Just when we thought our family was complete, we found out it wasn’t…
…SURPRISE!!!
Finding out this news has literally been the biggest surprise ever. I am officially 12 weeks pregnant today, and we just found out about this baby 3 weeks ago. Isn’t that so crazy?! Even when we found out, I still could not even believe that this was even real. I have been told by multiple doctors that it’s impossible because of how terrible my endometriosis is–this baby is quite literally a miracle. And for the past three weeks, I’ve been guarding my heart in fear that I would miscarry like I did the one time I was pregnant before Harrison.
Dustin was able to go to my most recent doctor’s appointment with me, and he was able to hear the heartbeat :). Our baby has a strong heartbeat and was very active during the ultrasound!
I have had a wide array of emotions during this pregnancy–like worrying how Harrison would handle the news but also worrying about the things people might say to us (and I feel like those were overtaking any sort of excitement I had).
So I did want to address that since it did happen to me at my first doctor’s appointment to confirm this pregnancy. The nurse congratulated me that I would finally have a baby of my own after listening to God telling me to adopt my two boys. First, what she said was incredibly bad theology, but it also was very hurtful. After Harrison was born, I had someone (who I know meant well but it was wrong to say) tell me that since we adopted Harrison, I was going to get pregnant. Like that was the end goal the entire time. No, my goal has always been to be a mom and it didn’t matter how I became a mother. It also makes God sound like a magic genie. Just do this and God will reward you. That’s very wrong thinking about God.

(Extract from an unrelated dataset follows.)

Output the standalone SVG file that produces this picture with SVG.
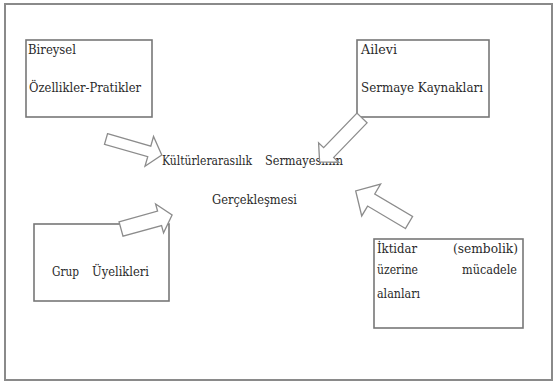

I nicely told the nurse that my boys were my own children, but what she said still bothers me. And maybe because that’s the way some people think about adoption? I am beyond thankful that God built our family through adoption. I think it’s so beautiful. And now that he’s adding to our family biologically, I’m trusting in Him because I know everything He does is for my good and His glory.
So here we are–bringing a baby into our family in March when Banks will be 14 months old and Harrison will be 5. I am so thankful that Harrison is super excited and Banks has no clue ha! We are really excited, and we welcome any and all prayers as we navigate a new time in our lives!